GeoAI: Is intelligence spatial?
Large language models or lying language models? What does truth mean in the context of AI? Guest writer Krzysztof Janowicz, Professor of Cartography and Geoinformation Science at University of Vienna, explains why the data AI feeds on will always be deeply geographical, cultural, contradictory. GeoAI is needed to help navigate the spatiotemporal context of knowledge.
Handling the Diversity of Data and Definitions
It gets really interesting when we add a spatial and temporal component. So far, we have conveniently ignored the cultural and environmental backdrop on which a discussion occurs or data are created. We have slowly come to expect that terms such as freedom fighter, gender, and migration vary significantly across time and geographic spaces, e.g., across nations. However, the same holds for many seemingly more objective terms and even scientific terminology. For example, there are several hundred different and often legally binding definitions of "forest" or "city." This variability makes studying many of society's most pressing questions, such as climate-induced migration, extremely challenging. Human data scientists spend up to 80% of a project's resources to address such data challenges in a process called data wrangling, namely, getting data into shape. AI cannot do this, yet.
Currently, one of the most prominent candidates for making data more AI-ready is knowledge graphs. In contrast to typical data infrastructures that merely handle access to data, these graphs are large-scale structures in which billions of individual entities from across highly heterogeneous sources describing places, people, objects, and events are densely interlinked in a human and machine-readable form. Our KnowWhereGraph, for instance, is such a graph and consists of over 40 billion statements (facts, so to speak) across more than 30 interlinked data layers, ranging from health and population data, infrastructure, places, climate variables, crops, and soil quality to past extreme events such as landslides, together with their impact assessments.
KnowWhereGraph's ultimate goal is to deliver geographic summaries for any place on Earth within seconds to provide AI with the contextual background knowledge required to answer questions instead of dreaming up results. While many commercial AI systems utilize their own enterprise graphs, others use Wikipedia's sister project Wikidata. These graphs currently provide the data required for retrieval-augmented generation (RAG).
Hence, it should be easy for an AI chatbot to retrieve the number of citizens living in Vienna at a user's request, but it isn't. This surprising answer stems from the fact that there are dozens of competing population figures: government statistics, statistical estimates, third party estimates, (core) city versus metropolitan area statistics, and so forth. Wikipedia alone reports dozens of population counts for Vienna, e.g. depending on the language version. Which data source should an AI prioritize? For now, human machine learning experts take these decisions in the background.
Biased data, biased representation
Yet again, the answer to this question is geographic. It turns out that what we know about places, cultures, people, and events differs in its degree of localness.
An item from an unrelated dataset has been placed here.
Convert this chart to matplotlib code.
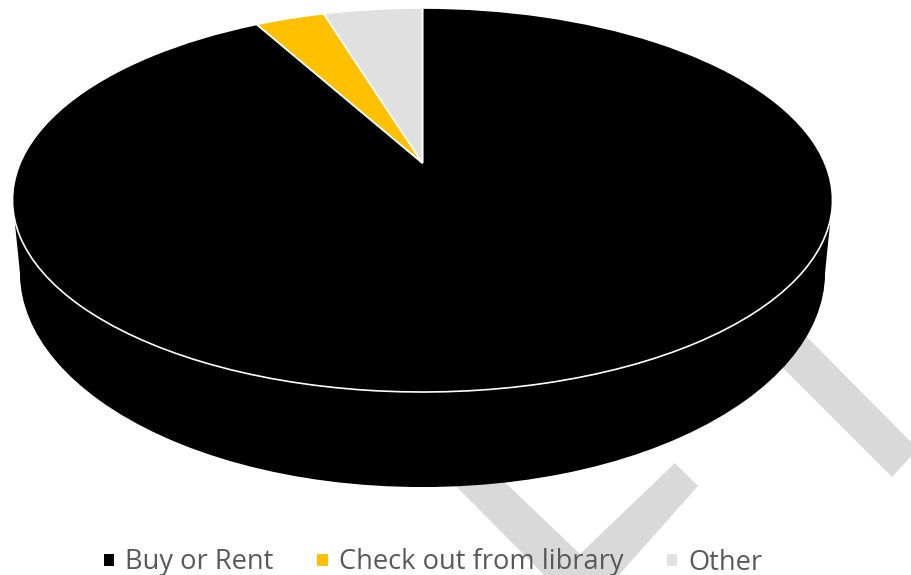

Put simply, most of the information that is available to LLM and RAG for the United States comes from the US. However, this changes rapidly as we look at the Global South, Asia, and even parts of Europe. For many of these countries, the majority of information, e.g., webpages, also comes from the US, France, and a few others instead of the countries themselves. For our Vienna example, would you trust the population count from the German Wikipedia version more (as it is more likely written by locals) or the English/international version?
Statistics describing the geographic distribution of training images for AI models that generate images from text are even more concerning. For one popular dataset, for instance, only a combined 3% of training images come from China and India. The big question is, does this matter? Our current research indicates that it does. "Geography according to ChatGPT" does not always truthfully reflect local heterogeneity. As we will increasingly learn about the world around us through the eyes of AI systems, it is problematic if an image generator, when prompted to make an image of a mountain, always returns the Appalachians and never the Kilimanjaro.
Both industry and research are aware of these and other biases. However, debiasing is not an objective task especially as it is unclear whether we want AI to show what is versus how we aspire things to be. Google, for instance, recently had to prominently admit to "missing the mark" when its AI system, while trying to increase diversity in its results, also depicted black and Asian Nazi soldiers. Ideally, deciding how LLM should conform to societal goals would be a question of democratic consensus, not closed-door meetings and technology. Otherwise, we risk turning the first "L" from "large" into “lying". For now, answering our initial question "Do we know what AI will know" requires also to ask: "Do we know what the engineers that we trusted with debiasing AI know?”
Finally, it is worth asking what truth means in an AI context. By now, you will not be surprised to read that truth also has a spatial and temporal dimension. Whether a statement is true depends on when and even where something was said. Famously, Google returns different maps when looking at the Kashmir region in Google Maps while traveling in India versus in Pakistan, as the borders are contested. Consequently, "facts" about the overall area or population of these countries also depend on where you are when you ask these questions. Which answer do we expect from an AI? Or should there be many local AI? Data about the world, when taken at scale, is not contradiction-free and these contradictions are not data errors but reflect differences in local cultures, customs, and laws.
To know what AI will know we need to understand how AI represents the world around us while acknowledging the geographic, cultural, and temporal contexts that shape the training data it has access to.